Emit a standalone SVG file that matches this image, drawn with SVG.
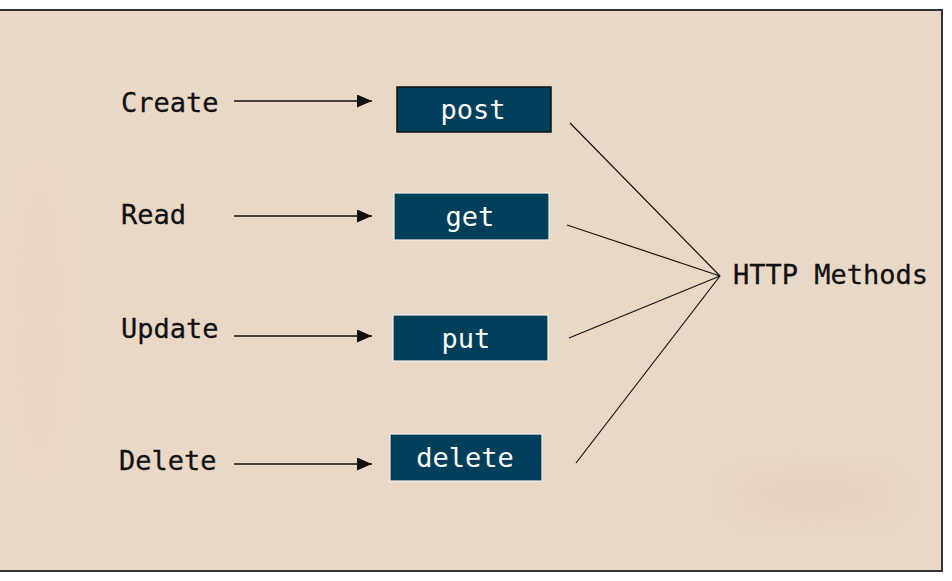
<svg xmlns="http://www.w3.org/2000/svg" width="952" height="581" viewBox="0 0 952 581">
<style>
.lbl{font-family:"DejaVu Sans Mono","Liberation Mono",monospace;font-size:27px;fill:#111;stroke:#111;stroke-width:0.3}
.btxt{font-family:"DejaVu Sans Mono","Liberation Mono",monospace;font-size:27px;fill:#ffffff;text-anchor:middle}
.box{fill:#003f5a}
.arrow{stroke:#111;stroke-width:1.5;fill:none;marker-end:url(#ah)}
.line{stroke:#111;stroke-width:1.2;fill:none}
</style>
<defs>
<marker id="ah" viewBox="0 0 15 13" refX="15" refY="6.5" markerWidth="15" markerHeight="13" markerUnits="userSpaceOnUse" orient="auto">
<path d="M0,0 L15,6.5 L0,13 Z" fill="#111"/>
</marker>
<filter id="blur" x="-50%" y="-50%" width="200%" height="200%"><feGaussianBlur stdDeviation="18"/></filter>
</defs>
<rect x="0" y="0" width="952" height="581" fill="#ffffff"/>
<rect x="-1" y="10" width="943" height="561" fill="#e9d8c6" stroke="#333" stroke-width="2"/>
<ellipse cx="815" cy="495" rx="85" ry="22" fill="#dfcab5" opacity="0.6" filter="url(#blur)"/>
<ellipse cx="40" cy="320" rx="30" ry="160" fill="#ecd4c2" opacity="0.6" filter="url(#blur)"/>

<g id="connectors">
<line class="arrow" x1="234" y1="101" x2="372" y2="101"/>
<line class="arrow" x1="234" y1="216" x2="372" y2="216"/>
<line class="arrow" x1="234" y1="336" x2="372" y2="336"/>
<line class="arrow" x1="234" y1="464" x2="372" y2="464"/>
<line class="line" x1="570" y1="123" x2="720" y2="276"/>
<line class="line" x1="567" y1="225" x2="720" y2="276"/>
<line class="line" x1="569" y1="338" x2="720" y2="276"/>
<line class="line" x1="576" y1="463" x2="720" y2="276"/>
</g>

<g id="label-create"><text class="lbl" x="121" y="112">Create</text></g>
<g id="label-read"><text class="lbl" x="121" y="224">Read</text></g>
<g id="label-update"><text class="lbl" x="121" y="338">Update</text></g>
<g id="label-delete"><text class="lbl" x="119" y="470">Delete</text></g>

<g id="node-post">
<rect class="box" x="397" y="87" width="154" height="45" stroke="#111" stroke-width="1.5"/>
<text class="btxt" x="473" y="119">post</text>
</g>
<g id="node-get">
<rect class="box" x="394" y="193" width="155" height="47" stroke="#f4f0ea" stroke-width="1.2"/>
<text class="btxt" x="470" y="226">get</text>
</g>
<g id="node-put">
<rect class="box" x="393" y="315" width="155" height="46" stroke="#f4f0ea" stroke-width="1.2"/>
<text class="btxt" x="466" y="348">put</text>
</g>
<g id="node-delete">
<rect class="box" x="390" y="434" width="152" height="47" stroke="#f4f0ea" stroke-width="1.2"/>
<text class="btxt" x="465" y="467">delete</text>
</g>
<g id="node-http">
<text class="lbl" x="733" y="284">HTTP Methods</text>
</g>
</svg>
* * * * * * *
Copy out each line exactly, without the pictures.

Emit a standalone SVG file that matches this image, drawn with SVG.
<svg xmlns="http://www.w3.org/2000/svg" width="952" height="581" viewBox="0 0 952 581">
<style>
.lbl{font-family:"DejaVu Sans Mono","Liberation Mono",monospace;font-size:27px;fill:#111;stroke:#111;stroke-width:0.3}
.btxt{font-family:"DejaVu Sans Mono","Liberation Mono",monospace;font-size:27px;fill:#ffffff;text-anchor:middle}
.box{fill:#003f5a}
.arrow{stroke:#111;stroke-width:1.5;fill:none;marker-end:url(#ah)}
.line{stroke:#111;stroke-width:1.2;fill:none}
</style>
<defs>
<marker id="ah" viewBox="0 0 15 13" refX="15" refY="6.5" markerWidth="15" markerHeight="13" markerUnits="userSpaceOnUse" orient="auto">
<path d="M0,0 L15,6.5 L0,13 Z" fill="#111"/>
</marker>
<filter id="blur" x="-50%" y="-50%" width="200%" height="200%"><feGaussianBlur stdDeviation="18"/></filter>
</defs>
<rect x="0" y="0" width="952" height="581" fill="#ffffff"/>
<rect x="-1" y="10" width="943" height="561" fill="#e9d8c6" stroke="#333" stroke-width="2"/>
<ellipse cx="815" cy="495" rx="85" ry="22" fill="#dfcab5" opacity="0.6" filter="url(#blur)"/>
<ellipse cx="40" cy="320" rx="30" ry="160" fill="#ecd4c2" opacity="0.6" filter="url(#blur)"/>

<g id="connectors">
<line class="arrow" x1="234" y1="101" x2="372" y2="101"/>
<line class="arrow" x1="234" y1="216" x2="372" y2="216"/>
<line class="arrow" x1="234" y1="336" x2="372" y2="336"/>
<line class="arrow" x1="234" y1="464" x2="372" y2="464"/>
<line class="line" x1="570" y1="123" x2="720" y2="276"/>
<line class="line" x1="567" y1="225" x2="720" y2="276"/>
<line class="line" x1="569" y1="338" x2="720" y2="276"/>
<line class="line" x1="576" y1="463" x2="720" y2="276"/>
</g>

<g id="label-create"><text class="lbl" x="121" y="112">Create</text></g>
<g id="label-read"><text class="lbl" x="121" y="224">Read</text></g>
<g id="label-update"><text class="lbl" x="121" y="338">Update</text></g>
<g id="label-delete"><text class="lbl" x="119" y="470">Delete</text></g>

<g id="node-post">
<rect class="box" x="397" y="87" width="154" height="45" stroke="#111" stroke-width="1.5"/>
<text class="btxt" x="473" y="119">post</text>
</g>
<g id="node-get">
<rect class="box" x="394" y="193" width="155" height="47" stroke="#f4f0ea" stroke-width="1.2"/>
<text class="btxt" x="470" y="226">get</text>
</g>
<g id="node-put">
<rect class="box" x="393" y="315" width="155" height="46" stroke="#f4f0ea" stroke-width="1.2"/>
<text class="btxt" x="466" y="348">put</text>
</g>
<g id="node-delete">
<rect class="box" x="390" y="434" width="152" height="47" stroke="#f4f0ea" stroke-width="1.2"/>
<text class="btxt" x="465" y="467">delete</text>
</g>
<g id="node-http">
<text class="lbl" x="733" y="284">HTTP Methods</text>
</g>
</svg>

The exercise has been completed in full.